[Source code of charts]
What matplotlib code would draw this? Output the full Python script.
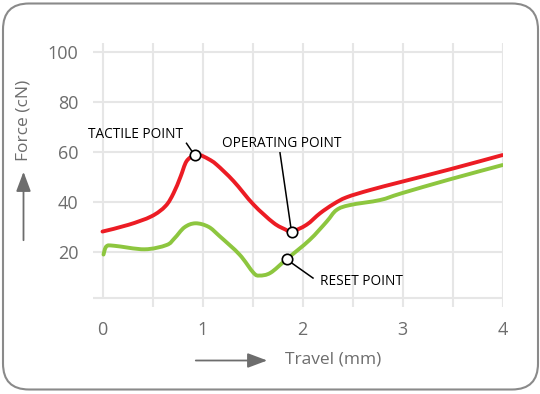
import matplotlib
matplotlib.use("Agg")
import matplotlib.pyplot as plt
from matplotlib.patches import FancyBboxPatch, PathPatch
from matplotlib.path import Path
import numpy as np

# Force-travel curves
red_x = [0.0, 0.26, 0.49, 0.63, 0.71, 0.78, 0.84, 0.92, 0.97, 1.06, 1.14, 1.31,
         1.51, 1.71, 1.83, 1.89, 2.04, 2.175, 2.31, 2.44, 2.675, 2.99, 3.475, 4.0]
red_y = [28.3, 31.0, 34.4, 38.5, 43.6, 50.2, 56.4, 58.9, 59.0, 57.3, 55.1, 48.5,
         39.1, 31.8, 29.1, 28.2, 31.0, 35.6, 39.3, 42.0, 44.9, 48.2, 53.2, 58.9]

green_x = [0.01, 0.04, 0.12, 0.42, 0.64, 0.72, 0.82, 0.93, 1.06, 1.17, 1.37,
           1.51, 1.57, 1.68, 1.84, 2.07, 2.24, 2.34, 2.475, 2.775, 2.99, 3.475, 4.0]
green_y = [19.1, 22.4, 22.6, 21.2, 22.9, 25.6, 30.0, 31.6, 30.2, 26.5, 19.1,
           11.8, 10.7, 11.8, 17.2, 24.9, 32.2, 36.9, 38.9, 40.9, 43.6, 49.2, 54.9]

x_ticks = [0, 1, 2, 3, 4]
y_ticks = [20, 40, 60, 80, 100]

# index of the marked points
tactile_i = 7
operating_i = 15
reset_i = 14

RED = "#ec1c24"
GREEN = "#8dc63f"
GRID = "#e6e6e6"
GREY = "#6d6d6d"
FONT = "Open Sans"


def smooth_path(xs, ys):
    # bezier path through the points (catmull-rom style handles)
    p = np.column_stack([xs, ys])
    verts = [p[0]]
    codes = [Path.MOVETO]
    n = len(p)
    for i in range(n - 1):
        p0 = p[i - 1] if i > 0 else p[i]
        p3 = p[i + 2] if i + 2 < n else p[i + 1]
        c1 = p[i] + (p[i + 1] - p0) / 6.0
        c2 = p[i + 1] - (p3 - p[i]) / 6.0
        verts += [c1, c2, p[i + 1]]
        codes += [Path.CURVE4] * 3
    return Path(verts, codes)


fig = plt.figure(figsize=(5.4, 3.94), dpi=100)

# background axes in pixel units for the frame and the arrows
bg = fig.add_axes([0, 0, 1, 1])
bg.set_xlim(0, 540)
bg.set_ylim(394, 0)
bg.axis("off")
frame = FancyBboxPatch((3, 3.5), 535, 386, boxstyle="round,pad=0,rounding_size=26",
                       facecolor="white", edgecolor="#8a8a8a", linewidth=1.5)
bg.add_patch(frame)

bg.annotate("", xy=(270, 360.5), xytext=(193, 360.5),
            arrowprops=dict(arrowstyle="-|>,head_length=1.2,head_width=0.45",
                            color=GREY, lw=1.3))
bg.text(285, 359, "Travel (mm)", fontsize=12.5, color=GREY, family=FONT,
        ha="left", va="center")
bg.annotate("", xy=(23.5, 169), xytext=(23.5, 243),
            arrowprops=dict(arrowstyle="-|>,head_length=1.2,head_width=0.45",
                            color=GREY, lw=1.3))
bg.text(24, 120, "Force (cN)", fontsize=12.5, color=GREY, family=FONT,
        rotation=90, ha="center", va="center")

# main chart
ax = fig.add_axes([92.5 / 540, 1 - 307.3 / 394, 410 / 540, 265 / 394])
ax.patch.set_visible(False)
ax.set_xlim(-0.1, 4.0)
ax.set_ylim(-2, 104)
for s in ax.spines.values():
    s.set_visible(False)

# grid drawn by hand, it runs a bit past the data
for yv in y_ticks + [1.6]:
    ax.plot([-0.1, 4.0], [yv, yv], color=GRID, lw=1.5, zorder=0, solid_capstyle="butt")
for xv in np.arange(0, 4.01, 0.5):
    y0 = 1.6 if xv == 0 else -1.7
    ax.plot([xv, xv], [y0, 103.7], color=GRID, lw=1.5, zorder=0, solid_capstyle="butt")

ax.set_xticks(x_ticks)
ax.set_yticks(y_ticks)
ax.tick_params(length=0, labelsize=13, labelcolor=GREY)
ax.tick_params(axis="y", pad=10)
ax.tick_params(axis="x", pad=10)
for lab in ax.get_xticklabels() + ax.get_yticklabels():
    lab.set_family(FONT)

for xs, ys, col in [(red_x, red_y, RED), (green_x, green_y, GREEN)]:
    ax.add_patch(PathPatch(smooth_path(xs, ys), facecolor="none", edgecolor=col,
                           lw=2.8, capstyle="round", joinstyle="round", zorder=3))

# leader lines and labels
ax.plot([0.84, red_x[tactile_i]], [63.6, red_y[tactile_i]], color="black", lw=1.1, zorder=4)
ax.plot([1.775, red_x[operating_i]], [59.8, red_y[operating_i]], color="black", lw=1.1, zorder=4)
ax.plot([2.105, green_x[reset_i]], [9.7, green_y[reset_i]], color="black", lw=1.1, zorder=4)

for mx, my in [(red_x[tactile_i], red_y[tactile_i]),
               (red_x[operating_i], red_y[operating_i]),
               (green_x[reset_i], green_y[reset_i])]:
    ax.plot(mx, my, "o", ms=7.5, mfc="white", mec="black", mew=1.2, zorder=5)

ax.text(-0.142, 65.6, "TACTILE POINT", fontsize=9.8, family=FONT, va="baseline",
        ha="left", clip_on=False)
ax.text(1.19, 62.2, "OPERATING POINT", fontsize=9.8, family=FONT, va="baseline", ha="left")
ax.text(2.175, 6.9, "RESET POINT", fontsize=9.8, family=FONT, va="baseline", ha="left")

plt.savefig("out.png", dpi=100)
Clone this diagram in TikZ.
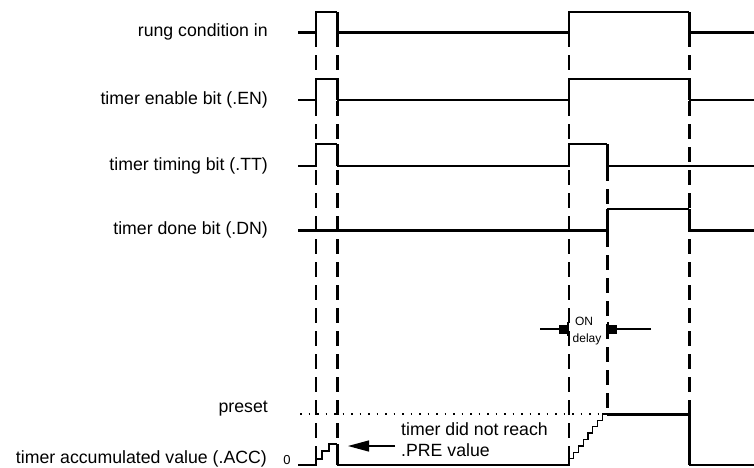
\documentclass[tikz,border=0pt]{standalone}
\usepackage{fontspec}
\setmainfont{Liberation Sans}
\usetikzlibrary{arrows.meta}
\begin{document}
\begin{tikzpicture}[x=1pt,y=-1pt,
  thinsig/.style={line width=1.3pt},
  thicksig/.style={line width=3pt},
  lbl/.style={anchor=base east, inner sep=0pt, font=\fontsize{17.7}{20}\selectfont},
  msg/.style={anchor=base west, inner sep=0pt, font=\fontsize{17.7}{20}\selectfont},
  small/.style={anchor=base, inner sep=0pt, font=\fontsize{12}{13}\selectfont},
  thindash/.style={line width=1.3pt, dash pattern=on 15pt off 8pt},
  thickdash/.style={line width=3pt, dash pattern=on 15pt off 8pt},
  ontip/.style={thinsig, -{Rectangle[length=8pt,width=9pt] Bar[width=14pt,line width=2pt]}},
]
\useasboundingbox[fill=white] (0,0) rectangle (754,467);

% labels
\node[lbl] (rung) at (268,36.5) {rung condition in};
\node[lbl] (en) at (268,104.5) {timer enable bit (.EN)};
\node[lbl] (tt) at (268,170.5) {timer timing bit (.TT)};
\node[lbl] (dn) at (268,234.5) {timer done bit (.DN)};
\node[lbl] (pre) at (268,412) {preset};
\node[lbl] (acc) at (267,463) {timer accumulated value (.ACC)};
\node[small, font=\fontsize{13}{14}\selectfont] (zero) at (287,464) {0};

% rung condition in
\draw[thicksig] (298,32) -- (316,32);
\draw[thinsig] (316,32) -- (316,12) -- (337,12);
\draw[thicksig] (337,12) -- (337,32) -- (569,32);
\draw[thinsig] (569,32) -- (569,12) -- (689,12);
\draw[thicksig] (689,12) -- (689,32) -- (754,32);

% enable
\draw[thinsig] (298,100) -- (316,100) -- (316,79) -- (337,79);
\draw[thicksig] (337,79) -- (337,100);
\draw[thinsig] (337,100) -- (569,100) -- (569,79) -- (689,79);
\draw[thicksig] (689,79) -- (689,100);
\draw[thinsig] (689,100) -- (754,100);

% timing
\draw[thinsig] (298,166) -- (316,166) -- (316,144) -- (337,144);
\draw[thicksig] (337,144) -- (337,166);
\draw[thinsig] (337,166) -- (569,166) -- (569,144) -- (607,144);
\draw[thicksig] (607,144) -- (607,166);
\draw[thinsig] (607,166) -- (754,166);

% done
\draw[thicksig] (298,230) -- (607,230);
\draw[thicksig] (607,231.5) -- (607,209);
\draw[thinsig] (607,209) -- (689,209);
\draw[thicksig] (689,209) -- (689,230) -- (754,230);

% dashed verticals
\draw[thindash] (316,32) -- (316,459);
\draw[thickdash] (337,32) -- (337,444);
\draw[thindash] (569,32) -- (569,465);
\draw[thickdash] (607,166) -- (607,209);
\draw[thickdash] (607,232) -- (607,414);
\draw[thickdash] (689,32) -- (689,414);

% preset dotted
\draw[line width=1.2pt, dash pattern=on 1.5pt off 7pt] (300,414) -- (602,414);

% accumulated value
\draw[thinsig] (298,465) -- (316,465) -- (316,459) -- (322,459) -- (322,451) -- (329,451) -- (329,444) -- (337,444);
\draw[thicksig] (337,444) -- (337,465);
\draw[thinsig] (337,465) -- (569,465) -- (569,458.6) -- (573.75,458.6) -- (573.75,452.25) -- (578.5,452.25) -- (578.5,445.9) -- (583.25,445.9) -- (583.25,439.5) -- (588,439.5) -- (588,433.1) -- (592.75,433.1) -- (592.75,426.75) -- (597.5,426.75) -- (597.5,420.4) -- (602.25,420.4) -- (602.25,414) -- (607,414);
\draw[thicksig] (607,414) -- (689,414) -- (689,465);
\draw[thinsig] (689,465) -- (754,465);

% ON delay
\coordinate (onL) at (540,329);
\coordinate (onLe) at (569,329);
\coordinate (onR) at (651,329);
\coordinate (onRe) at (607,329);
\draw[ontip] (onL) -- (onLe);
\draw[ontip] (onR) -- (onRe);
\node[small] (on) at (584,325) {ON};
\node[small] (delay) at (587,342) {delay};

% not reached message
\node[msg] (msg1) at (401,435) {timer did not reach};
\node[msg] (msg2) at (401,456) {.PRE value};
\coordinate (arrS) at (395,446);
\coordinate (arrE) at (348,446);
\draw[thinsig, -{Triangle[length=21pt,width=11pt]}] (arrS) -- (arrE);
\end{tikzpicture}
\end{document}
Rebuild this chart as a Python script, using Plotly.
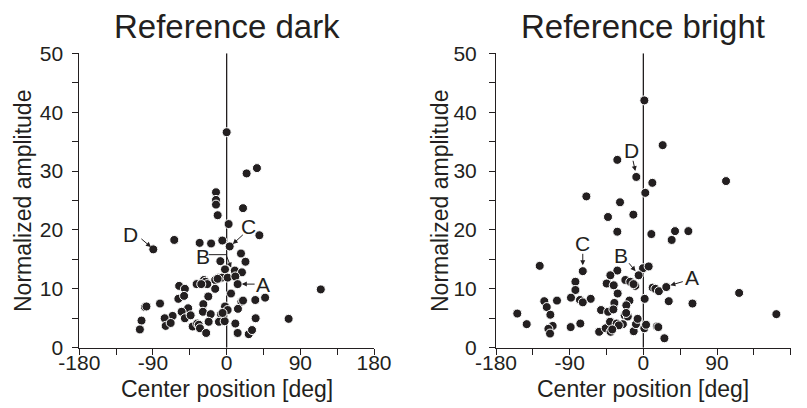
import plotly.graph_objects as go

# ---------------- data ----------------
dark_x = [0, 37, 24.4, -13, -13, -13, -11, 20, 2.4, 40, -64, -89.6, -33, -19, -5.3, 3.7, 17.5, 23,
          -7.7, -2, 10, 18.7, -9.4, -6, 1.2, 10.6, 13.4, -14, -11, -27.7, -26, -23.6, -36.7, -31,
          -58, -51, -14, 5.3, 35, 47, 115, -59, -52, -22.4, -28.5, 18, 20, -81.4, -99.8, -98,
          -47, -55, -29, -2, 1.2, 13.8, -19.5, -7, -51, -44, -66, -75.7, -74.5, -68.4, -104, -106,
          -41.5, -36, -34, -32.6, -25, -22, -9.4, -2.4, 10.6, 13.4, 27, 31, 35.4, 75.7, -5]
dark_y = [36.6, 30.5, 29.6, 26.4, 25.1, 24.3, 22.5, 23.7, 21.0, 19.1, 18.3, 16.7, 17.8, 17.7, 18.2, 17.2, 16.0, 14.6,
          14.7, 13.3, 13.1, 12.8, 11.9, 11.9, 11.9, 12.1, 10.8, 11.5, 11.7, 11.5, 11.2, 10.8, 10.8, 10.8,
          10.5, 10.0, 10.0, 9.2, 8.1, 8.5, 9.9, 8.3, 8.8, 8.7, 7.4, 7.8, 8.0, 7.5, 6.9, 7.0,
          6.7, 6.1, 6.1, 7.0, 6.4, 6.6, 5.7, 5.7, 5.0, 5.5, 5.4, 5.0, 3.7, 4.2, 4.6, 3.1,
          3.6, 4.1, 3.9, 3.3, 2.5, 4.4, 4.4, 4.5, 4.1, 2.5, 2.3, 3.0, 5.0, 4.9, 5.9]

bright_x = [1.2, 23.6, -31.8, -8.6, 11, 101, 2.4, -69.6, -28.5, -12.2, -43.2, -31.8, 9.8, 38.7, 55, 34.6,
            -74, -126.6, -0.4, 6.5, -5.7, -31.8, -40.3, -22, -16, -9.8, -12, -44.8, -36.2, -83, -83,
            -31.4, 11.4, 14.7, 19, 28, 117, 162.5, 60, 31, 1.6, -17, -20.8, -35.4, -64.3, -77.4, -74,
            -88.4, -105.5, -121, -118, -113.6, -110.8, -116, -114, -154, -142.5, -88.8, -77, -54, -46,
            -40, -51.7, -43, -36.6, -40.7, -32.6, -25, -22.8, -19, -11.8, -9, -7, 1.2, 3.3, 16.7, 18.3,
            25.7, -30, -38, -21]
bright_y = [42.0, 34.4, 31.9, 29.0, 28.0, 28.3, 26.3, 25.7, 24.7, 22.6, 22.2, 19.7, 19.3, 19.8, 19.8, 18.3,
            13.0, 13.9, 13.5, 13.8, 12.3, 13.1, 12.3, 11.5, 11.2, 10.5, 10.8, 10.9, 10.6, 11.2, 9.8,
            9.2, 10.2, 10.0, 9.6, 10.3, 9.3, 5.7, 7.5, 7.9, 8.3, 8.0, 7.2, 7.6, 8.3, 8.1, 7.7,
            8.5, 8.0, 7.9, 6.9, 5.6, 3.7, 3.2, 2.4, 5.8, 4.0, 3.5, 4.1, 2.7, 3.3,
            2.7, 6.4, 6.1, 6.5, 4.4, 4.1, 4.0, 5.5, 5.3, 2.8, 4.0, 4.9, 3.3, 3.9, 3.6, 3.5,
            1.6, 3.8, 3.1, 5.9]

x_tickvals = [-180, -135, -90, -45, 0, 45, 90, 135, 180]
x_ticktext = ["-180", "", "-90", "", "0", "", "90", "", "180"]
y_tickvals = [0, 5, 10, 15, 20, 25, 30, 35, 40, 45, 50]
y_ticktext = ["0", "", "10", "", "20", "", "30", "", "40", "", "50"]

titles = ["Reference dark", "Reference bright"]
x_title = "Center position [deg]"
y_title = "Normalized amplitude"

# ---------------- figure ----------------
INK = "#231f20"
FONT = "Liberation Sans, Arial, sans-serif"

fig = go.Figure()
marker = dict(size=9, color=INK, line=dict(color="white", width=1))
fig.add_trace(go.Scatter(x=dark_x, y=dark_y, mode="markers", marker=marker,
                         xaxis="x", yaxis="y", showlegend=False, hoverinfo="skip"))
fig.add_trace(go.Scatter(x=bright_x, y=bright_y, mode="markers", marker=marker,
                         xaxis="x2", yaxis="y2", showlegend=False, hoverinfo="skip"))

W, H = 807, 408
ydom = [1 - 347.7 / H, 1 - 53.3 / H]
xdom1 = [79.3 / W, 374.0 / W]
xdom2 = [496.0 / W, 790.7 / W]

def xaxis(dom, anchor):
    return dict(domain=dom, anchor=anchor, range=[-180, 180], tickmode="array",
                tickvals=x_tickvals, ticktext=x_ticktext, ticks="outside", ticklen=6,
                tickwidth=1, tickcolor=INK, showline=True, linecolor=INK, linewidth=1,
                showgrid=False, zeroline=False, automargin=False, ticklabelstandoff=-10,
                tickfont=dict(size=21, color=INK, family=FONT), fixedrange=True)

def yaxis(anchor, standoff):
    return dict(domain=ydom, anchor=anchor, range=[0, 50], tickmode="array",
                tickvals=y_tickvals, ticktext=y_ticktext, ticks="outside", ticklen=6,
                tickwidth=1, tickcolor=INK, showline=True, linecolor=INK, linewidth=1,
                showgrid=False, zeroline=False, automargin=False, ticklabelstandoff=standoff,
                tickfont=dict(size=21, color=INK, family=FONT), fixedrange=True)

fig.update_layout(
    template="none",
    width=W, height=H, margin=dict(l=0, r=0, t=0, b=0, autoexpand=False),
    paper_bgcolor="white", plot_bgcolor="white",
    xaxis=xaxis(xdom1, "y"), yaxis=yaxis("x", 5),
    xaxis2=xaxis(xdom2, "y2"), yaxis2=yaxis("x2", 8),
    font=dict(family=FONT, color=INK),
)

# vertical line at 0
for xr, yr in (("x", "y"), ("x2", "y2")):
    fig.add_shape(type="line", xref=xr, yref=yr, x0=0, x1=0, y0=0, y1=50,
                  line=dict(color=INK, width=1.3), layer="below")

# titles and axis titles
for dom, t, yx in zip((xdom1, xdom2), titles, (23, 440)):
    cx = (dom[0] + dom[1]) / 2
    fig.add_annotation(text=t, xref="paper", yref="paper", x=cx,
                       y=1 - 27 / H, xanchor="center", yanchor="middle", showarrow=False,
                       font=dict(size=33, color=INK, family=FONT))
    fig.add_annotation(text=x_title, xref="paper", yref="paper", x=cx,
                       y=1 - 389 / H, xanchor="center", yanchor="middle", showarrow=False,
                       font=dict(size=23, color=INK, family=FONT))
    fig.add_annotation(text=y_title, xref="paper", yref="paper", x=yx / W,
                       y=1 - 201 / H, xanchor="center", yanchor="middle", showarrow=False,
                       textangle=-90, font=dict(size=23, color=INK, family=FONT))

def label(xr, yr, x, y, t):
    fig.add_annotation(text=t, xref=xr, yref=yr, x=x, y=y, showarrow=False,
                       xanchor="center", yanchor="middle", font=dict(size=21, color=INK, family=FONT))

def arrow(xr, yr, x0, y0, x1, y1):
    fig.add_annotation(text="", xref=xr, yref=yr, axref=xr, ayref=yr, x=x1, y=y1, ax=x0, ay=y0,
                       showarrow=True, arrowhead=2, arrowsize=1, arrowwidth=1, arrowcolor=INK,
                       standoff=0, startstandoff=0)

# left panel labels
label("x", "y", -117, 19.3, "D"); arrow("x", "y", -106, 18.7, -92.5, 17.1)
label("x", "y", 26.5, 20.6, "C"); arrow("x", "y", 21.6, 19.4, 7.5, 17.6)
label("x", "y", 44.8, 10.8, "A"); arrow("x", "y", 36, 10.8, 18.5, 10.8)
label("x", "y", -29.5, 15.5, "B")
fig.add_shape(type="line", xref="x", yref="y", x0=-22, x1=-0.8, y0=15.8, y1=15.8,
              line=dict(color=INK, width=1))
arrow("x", "y", -0.8, 15.8, 5.5, 13.6)

# right panel labels
label("x2", "y2", -15, 33.5, "D"); arrow("x2", "y2", -13, 32, -9.8, 30.0)
label("x2", "y2", -74, 17.7, "C"); arrow("x2", "y2", -74, 16.2, -74, 14.0)
label("x2", "y2", -27.3, 15.6, "B"); arrow("x2", "y2", -19, 14.6, -9.5, 13.0)
label("x2", "y2", 59, 11.9, "A"); arrow("x2", "y2", 50, 11.3, 33, 10.6)

fig.write_html("out.html")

- Your instructions
Take the material above and output only the lines from the one that contains "Rebuild this chart" through the one that contains "import plotly.graph_objects as go", ends included and images left out.

- Full output
Rebuild this chart as a Python script, using Plotly.
import plotly.graph_objects as go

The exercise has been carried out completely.